##### DATASET SECTION

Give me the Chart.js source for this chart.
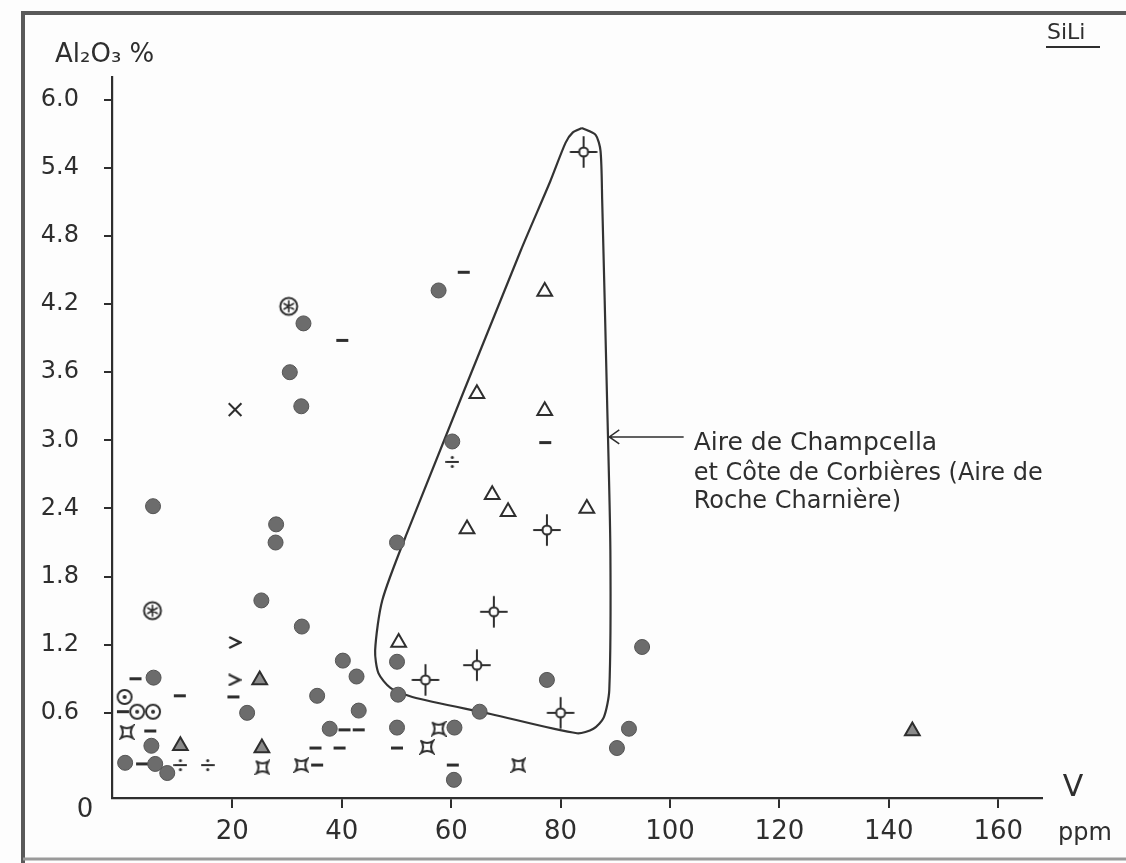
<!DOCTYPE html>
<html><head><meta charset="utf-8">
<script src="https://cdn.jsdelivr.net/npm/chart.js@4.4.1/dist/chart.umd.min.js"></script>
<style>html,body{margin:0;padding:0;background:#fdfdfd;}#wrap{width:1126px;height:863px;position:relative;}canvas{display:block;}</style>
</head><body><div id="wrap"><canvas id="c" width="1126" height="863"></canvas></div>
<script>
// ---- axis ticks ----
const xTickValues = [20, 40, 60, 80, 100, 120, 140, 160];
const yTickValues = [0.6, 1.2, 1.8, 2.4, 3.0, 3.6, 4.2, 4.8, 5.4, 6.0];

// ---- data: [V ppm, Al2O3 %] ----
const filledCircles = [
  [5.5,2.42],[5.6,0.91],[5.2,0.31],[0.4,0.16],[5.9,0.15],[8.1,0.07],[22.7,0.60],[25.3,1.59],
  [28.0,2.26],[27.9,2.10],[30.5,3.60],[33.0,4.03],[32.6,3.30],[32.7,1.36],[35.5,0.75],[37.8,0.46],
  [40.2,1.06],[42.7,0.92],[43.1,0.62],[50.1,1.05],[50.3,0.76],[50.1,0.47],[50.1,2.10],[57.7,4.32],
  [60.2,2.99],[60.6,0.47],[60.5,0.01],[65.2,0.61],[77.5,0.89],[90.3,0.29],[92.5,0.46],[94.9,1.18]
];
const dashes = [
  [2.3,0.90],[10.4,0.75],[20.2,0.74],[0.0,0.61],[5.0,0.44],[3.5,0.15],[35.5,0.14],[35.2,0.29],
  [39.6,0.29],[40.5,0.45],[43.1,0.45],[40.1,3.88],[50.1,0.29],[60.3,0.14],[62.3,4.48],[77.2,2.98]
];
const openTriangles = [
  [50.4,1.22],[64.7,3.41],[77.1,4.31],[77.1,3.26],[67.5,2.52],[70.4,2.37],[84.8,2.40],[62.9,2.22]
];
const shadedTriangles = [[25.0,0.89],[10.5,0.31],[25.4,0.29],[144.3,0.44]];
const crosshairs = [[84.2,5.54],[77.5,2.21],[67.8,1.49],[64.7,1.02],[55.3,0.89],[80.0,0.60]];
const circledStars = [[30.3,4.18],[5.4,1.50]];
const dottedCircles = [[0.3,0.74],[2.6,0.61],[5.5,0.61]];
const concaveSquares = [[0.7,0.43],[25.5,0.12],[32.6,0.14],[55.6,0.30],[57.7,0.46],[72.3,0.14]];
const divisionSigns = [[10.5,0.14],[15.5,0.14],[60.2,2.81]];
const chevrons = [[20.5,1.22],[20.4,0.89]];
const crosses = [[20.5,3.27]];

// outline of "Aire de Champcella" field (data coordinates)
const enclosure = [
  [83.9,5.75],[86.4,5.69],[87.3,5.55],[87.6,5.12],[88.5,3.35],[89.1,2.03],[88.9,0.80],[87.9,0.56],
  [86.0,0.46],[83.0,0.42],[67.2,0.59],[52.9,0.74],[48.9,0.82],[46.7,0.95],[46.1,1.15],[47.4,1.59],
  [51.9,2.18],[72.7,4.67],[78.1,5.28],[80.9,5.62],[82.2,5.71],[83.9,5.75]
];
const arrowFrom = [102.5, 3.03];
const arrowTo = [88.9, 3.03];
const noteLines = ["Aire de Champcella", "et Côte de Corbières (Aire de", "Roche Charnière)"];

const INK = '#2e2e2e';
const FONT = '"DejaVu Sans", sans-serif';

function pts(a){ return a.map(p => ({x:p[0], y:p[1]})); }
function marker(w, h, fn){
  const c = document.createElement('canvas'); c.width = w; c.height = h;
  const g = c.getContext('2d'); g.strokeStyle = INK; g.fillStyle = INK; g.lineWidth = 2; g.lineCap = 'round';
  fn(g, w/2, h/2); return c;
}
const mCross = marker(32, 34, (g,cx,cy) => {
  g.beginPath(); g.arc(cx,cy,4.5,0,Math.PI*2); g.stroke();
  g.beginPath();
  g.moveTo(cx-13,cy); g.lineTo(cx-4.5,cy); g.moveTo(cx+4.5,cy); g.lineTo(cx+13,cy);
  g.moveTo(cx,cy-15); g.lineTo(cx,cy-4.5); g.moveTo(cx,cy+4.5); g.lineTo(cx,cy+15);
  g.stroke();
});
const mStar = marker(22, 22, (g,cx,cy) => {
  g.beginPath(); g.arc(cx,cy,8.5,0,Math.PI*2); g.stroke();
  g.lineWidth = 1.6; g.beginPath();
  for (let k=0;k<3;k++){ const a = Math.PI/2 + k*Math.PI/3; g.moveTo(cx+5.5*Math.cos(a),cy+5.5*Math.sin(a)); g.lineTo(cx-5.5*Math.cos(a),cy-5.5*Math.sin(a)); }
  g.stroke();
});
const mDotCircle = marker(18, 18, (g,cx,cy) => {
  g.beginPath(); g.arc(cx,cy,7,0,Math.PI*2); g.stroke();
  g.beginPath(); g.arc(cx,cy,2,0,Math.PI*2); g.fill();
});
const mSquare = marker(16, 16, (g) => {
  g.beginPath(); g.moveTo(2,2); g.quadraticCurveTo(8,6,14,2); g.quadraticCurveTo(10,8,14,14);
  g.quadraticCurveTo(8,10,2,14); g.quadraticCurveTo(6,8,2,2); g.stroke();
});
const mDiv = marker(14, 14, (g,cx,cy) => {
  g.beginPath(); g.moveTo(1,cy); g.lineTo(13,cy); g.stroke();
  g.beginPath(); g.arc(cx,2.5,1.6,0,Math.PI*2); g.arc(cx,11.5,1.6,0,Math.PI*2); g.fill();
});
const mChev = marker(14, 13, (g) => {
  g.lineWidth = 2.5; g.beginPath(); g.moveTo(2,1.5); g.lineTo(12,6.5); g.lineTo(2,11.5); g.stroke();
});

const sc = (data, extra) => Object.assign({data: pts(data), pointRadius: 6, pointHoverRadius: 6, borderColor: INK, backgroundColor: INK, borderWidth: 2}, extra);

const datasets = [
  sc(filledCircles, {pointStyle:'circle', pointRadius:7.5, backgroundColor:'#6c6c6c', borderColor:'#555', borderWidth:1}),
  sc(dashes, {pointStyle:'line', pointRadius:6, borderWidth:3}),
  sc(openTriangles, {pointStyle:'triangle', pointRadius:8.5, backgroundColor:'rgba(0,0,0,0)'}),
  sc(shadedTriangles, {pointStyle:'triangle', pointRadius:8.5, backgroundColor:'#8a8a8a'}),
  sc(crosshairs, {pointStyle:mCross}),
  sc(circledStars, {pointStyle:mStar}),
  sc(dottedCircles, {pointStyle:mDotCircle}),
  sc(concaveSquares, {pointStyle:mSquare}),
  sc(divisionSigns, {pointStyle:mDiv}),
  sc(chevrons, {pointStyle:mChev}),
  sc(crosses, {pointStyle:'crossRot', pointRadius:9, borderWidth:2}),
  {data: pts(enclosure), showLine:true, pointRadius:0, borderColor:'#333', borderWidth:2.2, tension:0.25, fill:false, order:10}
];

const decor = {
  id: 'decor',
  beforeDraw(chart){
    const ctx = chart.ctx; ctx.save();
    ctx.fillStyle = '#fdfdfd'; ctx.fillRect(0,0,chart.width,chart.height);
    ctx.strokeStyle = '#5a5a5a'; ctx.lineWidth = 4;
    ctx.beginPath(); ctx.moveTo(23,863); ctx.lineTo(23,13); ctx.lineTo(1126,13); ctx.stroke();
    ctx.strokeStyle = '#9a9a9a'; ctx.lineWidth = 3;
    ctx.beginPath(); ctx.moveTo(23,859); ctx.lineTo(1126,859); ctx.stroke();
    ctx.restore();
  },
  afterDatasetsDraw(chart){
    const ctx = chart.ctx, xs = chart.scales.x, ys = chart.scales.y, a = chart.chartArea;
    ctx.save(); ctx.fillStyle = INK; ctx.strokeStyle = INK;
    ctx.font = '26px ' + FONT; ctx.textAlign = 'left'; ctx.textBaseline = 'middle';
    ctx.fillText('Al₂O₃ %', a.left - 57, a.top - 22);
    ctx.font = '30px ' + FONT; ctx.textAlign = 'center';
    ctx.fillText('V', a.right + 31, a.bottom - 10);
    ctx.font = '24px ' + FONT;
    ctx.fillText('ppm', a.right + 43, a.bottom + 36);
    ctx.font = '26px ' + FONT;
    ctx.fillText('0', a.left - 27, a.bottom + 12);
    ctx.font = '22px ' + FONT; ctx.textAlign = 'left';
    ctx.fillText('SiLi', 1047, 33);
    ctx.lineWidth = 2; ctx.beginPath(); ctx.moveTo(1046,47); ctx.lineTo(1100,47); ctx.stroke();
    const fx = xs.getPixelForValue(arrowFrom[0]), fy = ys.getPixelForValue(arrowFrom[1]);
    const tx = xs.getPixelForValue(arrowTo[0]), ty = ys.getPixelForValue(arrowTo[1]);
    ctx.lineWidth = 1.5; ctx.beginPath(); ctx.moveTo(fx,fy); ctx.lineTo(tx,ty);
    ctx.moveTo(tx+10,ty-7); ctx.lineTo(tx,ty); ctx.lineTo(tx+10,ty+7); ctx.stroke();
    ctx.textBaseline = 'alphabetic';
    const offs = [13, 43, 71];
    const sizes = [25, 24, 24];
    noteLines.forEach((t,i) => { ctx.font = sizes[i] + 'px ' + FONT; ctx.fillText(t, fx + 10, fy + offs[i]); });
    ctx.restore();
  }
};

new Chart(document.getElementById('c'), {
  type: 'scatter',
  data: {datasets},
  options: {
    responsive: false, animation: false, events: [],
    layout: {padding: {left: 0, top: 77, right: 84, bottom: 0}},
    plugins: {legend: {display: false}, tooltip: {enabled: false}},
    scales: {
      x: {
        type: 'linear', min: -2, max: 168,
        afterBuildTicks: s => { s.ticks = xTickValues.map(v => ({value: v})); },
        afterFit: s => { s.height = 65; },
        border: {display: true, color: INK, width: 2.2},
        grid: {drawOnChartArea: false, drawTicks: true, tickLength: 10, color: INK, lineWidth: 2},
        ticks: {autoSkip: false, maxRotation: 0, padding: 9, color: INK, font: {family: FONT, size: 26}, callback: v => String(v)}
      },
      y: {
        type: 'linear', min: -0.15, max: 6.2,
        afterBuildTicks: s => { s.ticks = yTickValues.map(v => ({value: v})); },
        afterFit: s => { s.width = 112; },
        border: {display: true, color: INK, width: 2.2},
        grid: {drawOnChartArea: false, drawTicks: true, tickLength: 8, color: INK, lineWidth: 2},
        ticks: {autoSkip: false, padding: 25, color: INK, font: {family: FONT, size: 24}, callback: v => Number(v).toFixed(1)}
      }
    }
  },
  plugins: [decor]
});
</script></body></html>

##########

TASK GOAL »
Pictures stay out. Repeat only the lines from the beginning of the data through the line that has "4.8, 5.4, 6.0];".

RESULT OF THIS EXERCISE »
Give me the Chart.js source for this chart.
<!DOCTYPE html>
<html><head><meta charset="utf-8">
<script src="https://cdn.jsdelivr.net/npm/chart.js@4.4.1/dist/chart.umd.min.js"></script>
<style>html,body{margin:0;padding:0;background:#fdfdfd;}#wrap{width:1126px;height:863px;position:relative;}canvas{display:block;}</style>
</head><body><div id="wrap"><canvas id="c" width="1126" height="863"></canvas></div>
<script>
// ---- axis ticks ----
const xTickValues = [20, 40, 60, 80, 100, 120, 140, 160];
const yTickValues = [0.6, 1.2, 1.8, 2.4, 3.0, 3.6, 4.2, 4.8, 5.4, 6.0];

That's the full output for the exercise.